Monday, 1 April 2013

Don’t Know Much About Politics?

In the recent ‘No, Minister’ poll (conducted between February and mid March before the latest Budget announcement), people were asked to vote for up to three Cabinet Ministers in the UK who they would like to see removed from their post.

The three Secretaries of State the British public most wanted gone turned out to be Iain Duncan Smith (Work & Pensions Secretary, picked by 46% of those who voted), Michael Gove (Education Secretary, 35%), and George Osborne (Chancellor, 34%). [As each respondent could cast up to 3 votes, the % of voters wanting different Ministers removed add up to over 100%. It is also worth noting that in a Telegraph poll of Conservative Party members, the top two favourite Ministers were Gove (41%) and Duncan Smith (14%)]

Although the response mechanism was self-selecting, a number of observations can nonetheless be made. For example, the three ‘most unwanted’ politicians share one notable characteristic: they were unapologetic in pushing forward policies that are widely debated in the media for their likely harm to vulnerable groups (e.g., the disabled, jobless, children, the poor).

By contrast, despite the severe cuts and privatisation to which NHS services are subjected, Jeremy Hunt (Health Secretary) came a distant fourth (with just 17%) after routinely apologising for the faults of the NHS while consistently deflecting blame onto NHS employees. No other Secretary of State was anywhere near being picked by 10% of those who voted, even though their actions on cutting and privatising public services would also have major negative impact. But since the impact would be channelled through opaque processes of transfers to private contractors, or weakening of intermediary bodies (e.g., local authorities, legal aid providers), the Ministers concerned remain largely under the civic radar.

This raises the question that if the electorate in general reacts primarily to reports of blatant affront to our moral sensitivity, then politicians who are skilled at dressing up their policies with soothing words and delivery complexities may escape being held to account by the public. To counter this, we would need to increase our political understanding, and back our emotive responses with critical dissection of public policies.

Worryingly, the younger generation appears to be heading in the opposite direction. It is often said that young people are active in protests, but how many are engaged in shaping and securing support for policies to be implemented by government? The signs are that very few show much interest in what government does and how it can be changed. Indeed despite the support of many youth organisations in publicising the ‘No, Minister’ poll via Twitter and other social media, hardly anyone below mid-twenties took part in the poll.

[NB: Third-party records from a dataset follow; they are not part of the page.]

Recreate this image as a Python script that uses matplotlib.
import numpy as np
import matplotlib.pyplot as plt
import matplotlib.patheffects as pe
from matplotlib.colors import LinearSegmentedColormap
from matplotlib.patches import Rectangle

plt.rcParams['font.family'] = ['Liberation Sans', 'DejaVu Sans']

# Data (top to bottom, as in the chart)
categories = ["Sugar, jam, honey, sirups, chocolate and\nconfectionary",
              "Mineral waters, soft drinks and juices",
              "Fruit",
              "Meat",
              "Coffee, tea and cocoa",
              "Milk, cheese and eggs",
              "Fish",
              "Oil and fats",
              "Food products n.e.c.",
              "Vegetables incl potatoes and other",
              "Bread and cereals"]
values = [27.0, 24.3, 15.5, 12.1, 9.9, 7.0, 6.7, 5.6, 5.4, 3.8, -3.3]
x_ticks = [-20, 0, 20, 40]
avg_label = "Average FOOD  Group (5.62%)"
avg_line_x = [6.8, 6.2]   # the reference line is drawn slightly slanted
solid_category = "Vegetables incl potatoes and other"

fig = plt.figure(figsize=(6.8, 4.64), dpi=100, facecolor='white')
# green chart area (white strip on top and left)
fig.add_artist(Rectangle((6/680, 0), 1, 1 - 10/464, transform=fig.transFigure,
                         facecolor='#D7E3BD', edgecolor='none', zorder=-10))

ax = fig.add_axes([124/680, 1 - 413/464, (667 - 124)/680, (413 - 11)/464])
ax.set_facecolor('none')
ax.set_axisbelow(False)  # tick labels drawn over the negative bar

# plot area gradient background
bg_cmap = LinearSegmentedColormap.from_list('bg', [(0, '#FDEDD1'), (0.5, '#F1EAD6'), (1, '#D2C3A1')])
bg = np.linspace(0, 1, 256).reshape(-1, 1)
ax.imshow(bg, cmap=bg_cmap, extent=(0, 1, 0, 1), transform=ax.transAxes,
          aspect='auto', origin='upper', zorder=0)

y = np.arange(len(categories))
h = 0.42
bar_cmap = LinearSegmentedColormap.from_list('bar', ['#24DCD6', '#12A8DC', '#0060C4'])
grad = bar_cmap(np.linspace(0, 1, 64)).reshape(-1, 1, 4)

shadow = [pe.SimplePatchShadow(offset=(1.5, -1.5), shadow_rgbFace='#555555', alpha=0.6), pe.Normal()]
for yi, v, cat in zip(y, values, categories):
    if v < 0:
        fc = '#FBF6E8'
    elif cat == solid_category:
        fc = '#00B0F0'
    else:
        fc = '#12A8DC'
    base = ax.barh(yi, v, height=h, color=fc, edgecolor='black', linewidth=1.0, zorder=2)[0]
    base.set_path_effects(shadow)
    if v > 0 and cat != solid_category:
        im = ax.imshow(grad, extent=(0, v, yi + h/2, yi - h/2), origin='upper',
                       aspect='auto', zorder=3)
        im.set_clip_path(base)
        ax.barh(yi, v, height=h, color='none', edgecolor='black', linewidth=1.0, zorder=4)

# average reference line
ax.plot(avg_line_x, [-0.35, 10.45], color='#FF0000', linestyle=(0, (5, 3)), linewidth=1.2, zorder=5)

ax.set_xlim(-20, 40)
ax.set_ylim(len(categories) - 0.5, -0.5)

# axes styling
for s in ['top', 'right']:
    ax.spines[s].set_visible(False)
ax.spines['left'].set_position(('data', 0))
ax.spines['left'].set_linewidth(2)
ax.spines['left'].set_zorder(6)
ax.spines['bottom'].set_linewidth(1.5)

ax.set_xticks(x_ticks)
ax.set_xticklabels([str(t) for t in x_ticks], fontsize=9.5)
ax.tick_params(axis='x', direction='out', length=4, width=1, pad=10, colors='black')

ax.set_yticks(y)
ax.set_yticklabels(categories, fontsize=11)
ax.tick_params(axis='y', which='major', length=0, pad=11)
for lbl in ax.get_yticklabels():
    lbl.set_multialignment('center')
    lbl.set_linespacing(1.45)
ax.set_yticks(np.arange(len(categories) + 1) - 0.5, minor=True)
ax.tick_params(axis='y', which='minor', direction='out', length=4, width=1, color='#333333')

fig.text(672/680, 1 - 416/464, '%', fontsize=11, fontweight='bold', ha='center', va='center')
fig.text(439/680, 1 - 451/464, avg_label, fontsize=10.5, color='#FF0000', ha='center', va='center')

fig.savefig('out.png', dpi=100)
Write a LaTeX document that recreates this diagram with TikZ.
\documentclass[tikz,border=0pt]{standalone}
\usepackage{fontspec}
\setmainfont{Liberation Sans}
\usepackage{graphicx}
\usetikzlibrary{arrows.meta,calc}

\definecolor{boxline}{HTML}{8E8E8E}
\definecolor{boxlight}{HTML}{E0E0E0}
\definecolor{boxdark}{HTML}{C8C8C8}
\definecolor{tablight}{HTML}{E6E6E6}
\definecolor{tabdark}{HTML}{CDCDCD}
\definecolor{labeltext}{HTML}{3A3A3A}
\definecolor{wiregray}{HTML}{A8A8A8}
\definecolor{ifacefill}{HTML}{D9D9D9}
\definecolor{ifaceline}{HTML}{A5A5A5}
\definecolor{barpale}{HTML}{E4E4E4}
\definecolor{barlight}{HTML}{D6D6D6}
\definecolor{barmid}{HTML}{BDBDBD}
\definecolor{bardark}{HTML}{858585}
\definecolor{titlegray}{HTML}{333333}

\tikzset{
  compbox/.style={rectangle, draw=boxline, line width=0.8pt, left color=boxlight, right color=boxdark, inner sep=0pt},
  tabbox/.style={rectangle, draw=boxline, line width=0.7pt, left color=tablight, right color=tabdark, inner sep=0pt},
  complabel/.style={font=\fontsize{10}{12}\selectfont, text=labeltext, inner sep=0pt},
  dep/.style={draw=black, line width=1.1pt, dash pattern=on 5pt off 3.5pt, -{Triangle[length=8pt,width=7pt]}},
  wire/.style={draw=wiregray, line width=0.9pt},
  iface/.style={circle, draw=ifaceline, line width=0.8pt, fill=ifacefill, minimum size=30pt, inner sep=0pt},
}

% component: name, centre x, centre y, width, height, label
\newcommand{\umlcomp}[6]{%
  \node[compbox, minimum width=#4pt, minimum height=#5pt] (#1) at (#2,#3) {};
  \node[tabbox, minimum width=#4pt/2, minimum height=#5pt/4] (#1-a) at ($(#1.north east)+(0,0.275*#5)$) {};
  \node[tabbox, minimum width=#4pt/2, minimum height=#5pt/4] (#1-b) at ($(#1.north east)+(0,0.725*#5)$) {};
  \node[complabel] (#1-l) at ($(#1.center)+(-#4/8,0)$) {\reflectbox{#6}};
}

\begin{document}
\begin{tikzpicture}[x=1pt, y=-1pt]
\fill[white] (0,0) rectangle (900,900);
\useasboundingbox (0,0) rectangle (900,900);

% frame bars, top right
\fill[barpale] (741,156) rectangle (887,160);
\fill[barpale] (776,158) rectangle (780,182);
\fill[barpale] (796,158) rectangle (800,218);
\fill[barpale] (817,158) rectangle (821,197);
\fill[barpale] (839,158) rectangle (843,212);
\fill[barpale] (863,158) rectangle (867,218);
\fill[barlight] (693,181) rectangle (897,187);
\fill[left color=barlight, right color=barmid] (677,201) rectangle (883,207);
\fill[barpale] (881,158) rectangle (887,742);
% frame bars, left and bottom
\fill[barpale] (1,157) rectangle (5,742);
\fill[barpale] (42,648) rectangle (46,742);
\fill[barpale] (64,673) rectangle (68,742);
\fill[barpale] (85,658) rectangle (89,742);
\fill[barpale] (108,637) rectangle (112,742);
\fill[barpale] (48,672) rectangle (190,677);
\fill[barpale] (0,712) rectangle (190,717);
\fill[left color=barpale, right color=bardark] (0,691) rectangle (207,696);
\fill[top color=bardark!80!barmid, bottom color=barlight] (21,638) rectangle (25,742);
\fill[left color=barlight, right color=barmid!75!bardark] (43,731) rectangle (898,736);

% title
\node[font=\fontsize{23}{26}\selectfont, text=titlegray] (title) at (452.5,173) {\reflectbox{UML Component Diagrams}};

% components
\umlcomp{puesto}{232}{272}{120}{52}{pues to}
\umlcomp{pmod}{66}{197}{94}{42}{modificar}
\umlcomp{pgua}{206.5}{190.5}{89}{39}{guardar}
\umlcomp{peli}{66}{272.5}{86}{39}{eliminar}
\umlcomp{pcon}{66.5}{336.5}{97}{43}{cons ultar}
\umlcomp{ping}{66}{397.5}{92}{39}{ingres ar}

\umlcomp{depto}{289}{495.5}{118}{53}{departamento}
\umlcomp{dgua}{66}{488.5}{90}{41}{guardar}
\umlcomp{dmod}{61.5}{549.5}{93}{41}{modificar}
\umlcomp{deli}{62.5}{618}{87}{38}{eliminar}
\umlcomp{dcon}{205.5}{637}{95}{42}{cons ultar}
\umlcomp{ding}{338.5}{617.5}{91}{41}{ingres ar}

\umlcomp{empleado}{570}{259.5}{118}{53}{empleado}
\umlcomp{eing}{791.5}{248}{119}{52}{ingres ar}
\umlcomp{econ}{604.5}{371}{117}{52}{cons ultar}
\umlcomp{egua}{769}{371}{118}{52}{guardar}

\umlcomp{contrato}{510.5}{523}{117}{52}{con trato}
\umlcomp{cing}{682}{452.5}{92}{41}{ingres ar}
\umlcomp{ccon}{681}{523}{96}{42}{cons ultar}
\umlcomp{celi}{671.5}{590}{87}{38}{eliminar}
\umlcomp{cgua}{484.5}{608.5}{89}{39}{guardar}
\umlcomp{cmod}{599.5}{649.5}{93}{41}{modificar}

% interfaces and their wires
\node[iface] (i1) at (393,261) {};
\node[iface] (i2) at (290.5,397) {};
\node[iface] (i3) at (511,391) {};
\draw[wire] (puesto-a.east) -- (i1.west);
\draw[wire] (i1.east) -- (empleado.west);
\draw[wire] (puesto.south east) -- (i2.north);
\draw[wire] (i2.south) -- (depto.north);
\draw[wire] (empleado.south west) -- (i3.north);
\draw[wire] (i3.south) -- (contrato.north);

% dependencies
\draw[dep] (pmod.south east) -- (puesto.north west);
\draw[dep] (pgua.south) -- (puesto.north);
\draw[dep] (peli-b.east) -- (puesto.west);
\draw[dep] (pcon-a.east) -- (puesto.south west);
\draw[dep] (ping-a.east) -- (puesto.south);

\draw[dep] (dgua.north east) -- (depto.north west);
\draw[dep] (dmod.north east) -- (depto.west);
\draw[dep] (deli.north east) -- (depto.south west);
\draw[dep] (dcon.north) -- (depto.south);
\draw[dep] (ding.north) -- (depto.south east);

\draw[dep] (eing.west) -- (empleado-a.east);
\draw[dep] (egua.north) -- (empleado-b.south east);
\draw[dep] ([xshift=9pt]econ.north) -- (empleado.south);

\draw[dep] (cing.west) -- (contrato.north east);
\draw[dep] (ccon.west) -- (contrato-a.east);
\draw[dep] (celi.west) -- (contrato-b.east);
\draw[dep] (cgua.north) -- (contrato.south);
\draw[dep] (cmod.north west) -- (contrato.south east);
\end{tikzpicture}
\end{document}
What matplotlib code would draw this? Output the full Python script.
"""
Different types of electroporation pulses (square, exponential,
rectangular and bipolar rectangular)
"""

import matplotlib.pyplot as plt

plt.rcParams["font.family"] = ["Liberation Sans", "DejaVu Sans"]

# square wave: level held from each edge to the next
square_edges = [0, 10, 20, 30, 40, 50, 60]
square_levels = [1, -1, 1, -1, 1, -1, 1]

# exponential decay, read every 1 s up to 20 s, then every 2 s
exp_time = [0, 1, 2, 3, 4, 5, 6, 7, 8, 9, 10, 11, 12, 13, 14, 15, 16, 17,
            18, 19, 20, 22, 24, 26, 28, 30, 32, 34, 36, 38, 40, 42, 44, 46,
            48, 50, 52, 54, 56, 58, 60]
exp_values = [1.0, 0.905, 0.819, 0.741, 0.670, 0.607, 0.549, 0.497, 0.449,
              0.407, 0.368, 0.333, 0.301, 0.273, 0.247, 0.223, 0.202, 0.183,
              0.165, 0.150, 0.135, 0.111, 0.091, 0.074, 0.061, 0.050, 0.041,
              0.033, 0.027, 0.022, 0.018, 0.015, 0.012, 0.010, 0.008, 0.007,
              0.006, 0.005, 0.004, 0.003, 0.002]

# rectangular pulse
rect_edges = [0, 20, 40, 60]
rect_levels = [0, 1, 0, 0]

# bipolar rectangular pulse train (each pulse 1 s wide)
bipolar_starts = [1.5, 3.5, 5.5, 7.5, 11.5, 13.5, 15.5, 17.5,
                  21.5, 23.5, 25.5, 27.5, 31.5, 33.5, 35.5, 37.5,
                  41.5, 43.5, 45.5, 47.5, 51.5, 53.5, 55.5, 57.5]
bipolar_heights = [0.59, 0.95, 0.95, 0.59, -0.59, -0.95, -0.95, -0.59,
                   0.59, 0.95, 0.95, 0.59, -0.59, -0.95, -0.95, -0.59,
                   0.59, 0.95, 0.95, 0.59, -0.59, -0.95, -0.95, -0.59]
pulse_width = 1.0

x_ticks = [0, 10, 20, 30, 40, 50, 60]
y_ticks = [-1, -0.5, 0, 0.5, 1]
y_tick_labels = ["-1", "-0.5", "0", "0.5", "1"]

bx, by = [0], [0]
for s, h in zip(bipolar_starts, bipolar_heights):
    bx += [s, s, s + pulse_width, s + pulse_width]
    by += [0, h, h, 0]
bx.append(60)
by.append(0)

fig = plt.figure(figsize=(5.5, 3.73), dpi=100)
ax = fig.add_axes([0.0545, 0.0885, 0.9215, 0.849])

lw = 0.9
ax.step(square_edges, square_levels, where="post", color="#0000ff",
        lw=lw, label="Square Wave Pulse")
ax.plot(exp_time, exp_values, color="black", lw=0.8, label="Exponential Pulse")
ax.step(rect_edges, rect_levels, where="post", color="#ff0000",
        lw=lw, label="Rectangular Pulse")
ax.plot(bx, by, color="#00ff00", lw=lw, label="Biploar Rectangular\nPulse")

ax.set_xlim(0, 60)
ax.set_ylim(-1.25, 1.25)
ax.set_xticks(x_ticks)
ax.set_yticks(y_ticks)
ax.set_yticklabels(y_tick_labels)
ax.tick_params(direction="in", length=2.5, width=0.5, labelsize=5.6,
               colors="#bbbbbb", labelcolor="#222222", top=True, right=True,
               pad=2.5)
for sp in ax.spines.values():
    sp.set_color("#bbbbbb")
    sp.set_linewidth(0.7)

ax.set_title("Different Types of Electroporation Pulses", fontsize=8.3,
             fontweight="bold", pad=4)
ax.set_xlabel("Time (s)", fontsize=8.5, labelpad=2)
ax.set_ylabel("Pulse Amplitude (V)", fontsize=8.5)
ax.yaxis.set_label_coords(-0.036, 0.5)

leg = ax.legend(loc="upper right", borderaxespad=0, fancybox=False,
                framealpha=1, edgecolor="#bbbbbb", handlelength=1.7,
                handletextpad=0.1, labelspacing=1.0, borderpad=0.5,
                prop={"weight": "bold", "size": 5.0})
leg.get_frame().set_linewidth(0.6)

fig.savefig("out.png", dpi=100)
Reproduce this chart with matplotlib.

According to a recent analysis of the British Social Attitudes Survey (from 1983-2010), today's young people are “less supportive of the NHS than their parents were; are less likely to favour higher benefits (though they are far more likely than their elders to be unemployed); and feel less connection to society at large than previous generations.” (‘Generation self: what do young people really care about?’, Guardian 11 March 2013)

The disengagement of young people from public institutions and collective provision undermines democracy. It could easily leave the wealthy elite to retain governmental control to serve the needs of the few. And unless political ignorance is radically dispelled, the prophecy of the government doing little for the people might just become perpetually self-fulfilling.